Written request
Extract the lines that hold the string "chart".

Recorded data

◆ ◆ ◆ ◆ ◆ ◆ ◆

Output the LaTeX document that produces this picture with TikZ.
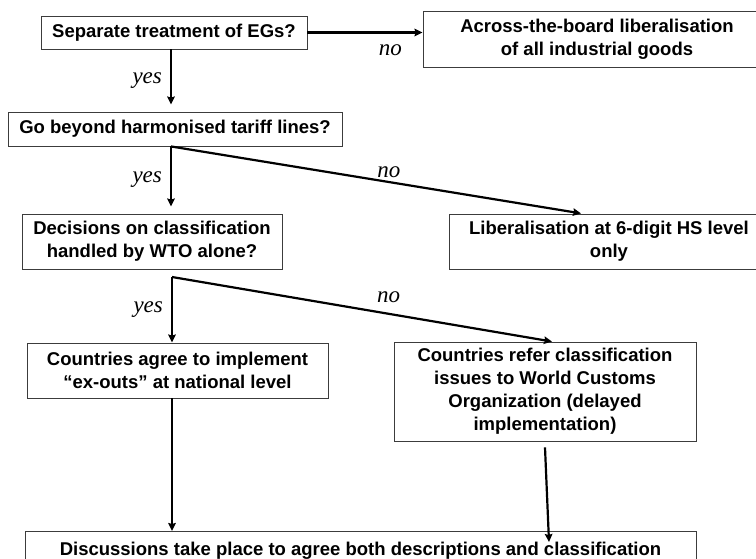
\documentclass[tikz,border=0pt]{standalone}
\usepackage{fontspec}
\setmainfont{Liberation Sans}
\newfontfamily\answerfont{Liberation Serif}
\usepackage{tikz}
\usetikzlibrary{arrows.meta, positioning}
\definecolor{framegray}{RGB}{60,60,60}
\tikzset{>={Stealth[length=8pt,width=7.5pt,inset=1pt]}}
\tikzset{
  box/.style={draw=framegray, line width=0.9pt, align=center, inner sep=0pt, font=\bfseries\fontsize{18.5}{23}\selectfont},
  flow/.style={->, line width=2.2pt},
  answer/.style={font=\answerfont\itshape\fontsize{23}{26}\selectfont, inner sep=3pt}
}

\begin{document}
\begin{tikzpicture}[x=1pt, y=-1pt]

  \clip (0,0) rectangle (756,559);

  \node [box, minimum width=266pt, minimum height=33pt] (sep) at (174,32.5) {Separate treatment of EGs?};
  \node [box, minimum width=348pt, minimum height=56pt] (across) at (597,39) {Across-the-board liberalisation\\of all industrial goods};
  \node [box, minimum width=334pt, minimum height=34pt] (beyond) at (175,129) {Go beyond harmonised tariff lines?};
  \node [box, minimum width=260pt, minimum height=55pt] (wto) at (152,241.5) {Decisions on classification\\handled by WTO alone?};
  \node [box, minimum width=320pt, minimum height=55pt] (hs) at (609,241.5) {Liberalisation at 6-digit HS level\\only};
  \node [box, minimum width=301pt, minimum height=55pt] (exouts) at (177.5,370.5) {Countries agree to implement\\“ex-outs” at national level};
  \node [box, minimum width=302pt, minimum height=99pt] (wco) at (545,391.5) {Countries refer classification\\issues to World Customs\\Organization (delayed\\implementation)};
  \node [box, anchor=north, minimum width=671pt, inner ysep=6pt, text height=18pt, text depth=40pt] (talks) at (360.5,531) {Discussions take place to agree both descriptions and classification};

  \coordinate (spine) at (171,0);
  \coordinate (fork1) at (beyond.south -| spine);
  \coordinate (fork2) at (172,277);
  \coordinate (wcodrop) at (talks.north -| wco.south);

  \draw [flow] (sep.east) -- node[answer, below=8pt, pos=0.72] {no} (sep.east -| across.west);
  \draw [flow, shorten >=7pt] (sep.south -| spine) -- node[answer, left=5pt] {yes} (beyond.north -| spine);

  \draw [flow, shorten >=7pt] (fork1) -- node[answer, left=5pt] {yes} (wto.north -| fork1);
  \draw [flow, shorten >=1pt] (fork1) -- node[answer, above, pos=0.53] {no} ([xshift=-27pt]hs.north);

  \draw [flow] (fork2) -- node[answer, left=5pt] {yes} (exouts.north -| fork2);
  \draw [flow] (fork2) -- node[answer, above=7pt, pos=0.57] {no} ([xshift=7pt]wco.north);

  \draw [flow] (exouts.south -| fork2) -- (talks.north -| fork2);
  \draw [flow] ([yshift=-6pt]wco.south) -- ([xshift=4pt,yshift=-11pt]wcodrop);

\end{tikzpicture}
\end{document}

◆ ◆ ◆ ◆ ◆ ◆ ◆

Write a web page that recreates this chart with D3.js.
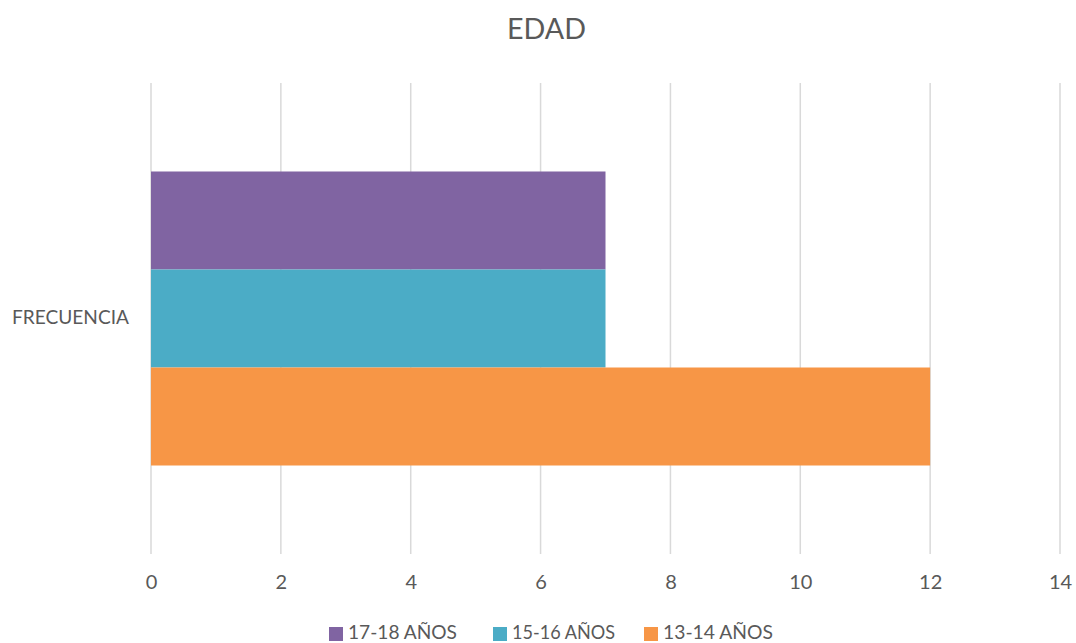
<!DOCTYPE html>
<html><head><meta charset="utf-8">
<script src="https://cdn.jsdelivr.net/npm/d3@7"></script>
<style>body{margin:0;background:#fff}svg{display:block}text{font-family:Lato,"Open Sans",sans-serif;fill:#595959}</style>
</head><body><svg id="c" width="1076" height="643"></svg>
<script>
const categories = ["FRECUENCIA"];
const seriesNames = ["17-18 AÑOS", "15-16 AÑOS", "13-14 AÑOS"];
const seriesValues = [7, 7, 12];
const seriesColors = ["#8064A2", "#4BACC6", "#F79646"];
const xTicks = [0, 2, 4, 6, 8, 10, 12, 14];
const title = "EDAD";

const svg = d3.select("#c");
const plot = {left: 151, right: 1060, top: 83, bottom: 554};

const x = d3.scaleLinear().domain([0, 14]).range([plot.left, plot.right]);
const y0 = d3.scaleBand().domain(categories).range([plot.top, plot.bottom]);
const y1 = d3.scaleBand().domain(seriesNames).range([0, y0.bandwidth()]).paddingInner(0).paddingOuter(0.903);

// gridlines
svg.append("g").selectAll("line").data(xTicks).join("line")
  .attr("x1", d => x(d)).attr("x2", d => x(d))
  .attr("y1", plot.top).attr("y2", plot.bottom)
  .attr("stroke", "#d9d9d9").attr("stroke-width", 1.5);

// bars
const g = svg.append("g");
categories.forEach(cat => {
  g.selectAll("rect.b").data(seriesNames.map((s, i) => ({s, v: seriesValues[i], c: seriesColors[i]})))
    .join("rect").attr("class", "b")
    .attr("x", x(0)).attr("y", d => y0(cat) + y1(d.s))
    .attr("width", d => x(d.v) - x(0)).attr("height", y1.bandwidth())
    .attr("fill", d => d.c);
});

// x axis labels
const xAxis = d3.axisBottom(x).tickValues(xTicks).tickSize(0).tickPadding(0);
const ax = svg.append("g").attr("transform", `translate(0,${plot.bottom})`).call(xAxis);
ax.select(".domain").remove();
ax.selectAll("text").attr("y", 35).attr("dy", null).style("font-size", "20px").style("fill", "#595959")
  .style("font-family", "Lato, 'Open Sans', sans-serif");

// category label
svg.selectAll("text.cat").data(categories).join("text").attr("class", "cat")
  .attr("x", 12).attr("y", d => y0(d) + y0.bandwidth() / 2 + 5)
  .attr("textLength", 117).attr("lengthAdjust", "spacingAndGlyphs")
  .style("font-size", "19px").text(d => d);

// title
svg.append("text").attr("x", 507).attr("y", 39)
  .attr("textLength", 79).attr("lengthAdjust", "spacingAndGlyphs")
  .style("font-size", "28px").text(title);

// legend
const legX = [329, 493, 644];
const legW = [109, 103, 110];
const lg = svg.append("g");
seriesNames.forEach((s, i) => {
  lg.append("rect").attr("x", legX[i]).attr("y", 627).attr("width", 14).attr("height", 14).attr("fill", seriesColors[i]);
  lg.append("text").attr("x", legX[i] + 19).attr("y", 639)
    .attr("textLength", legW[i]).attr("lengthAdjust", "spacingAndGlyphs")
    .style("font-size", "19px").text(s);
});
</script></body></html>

◆ ◆ ◆ ◆ ◆ ◆ ◆

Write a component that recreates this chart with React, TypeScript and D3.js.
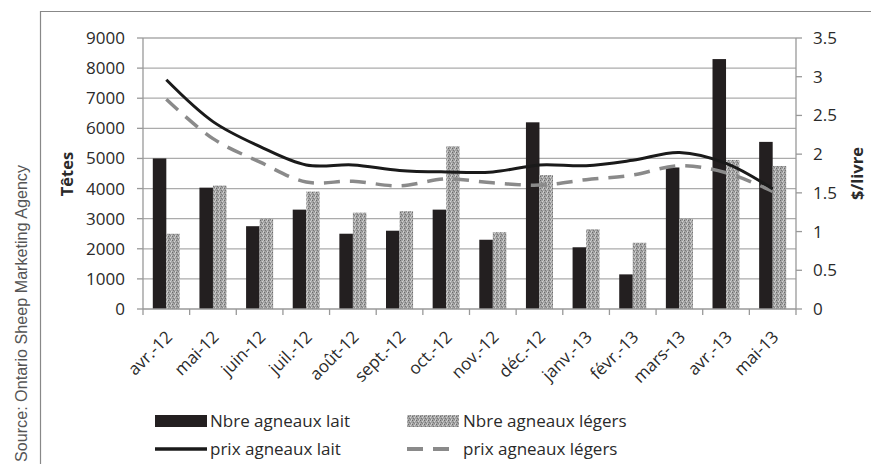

◆ ◆ ◆ ◆ ◆ ◆ ◆

Worked answer
Write a web page that recreates this chart with D3.js.
Write a component that recreates this chart with React, TypeScript and D3.js.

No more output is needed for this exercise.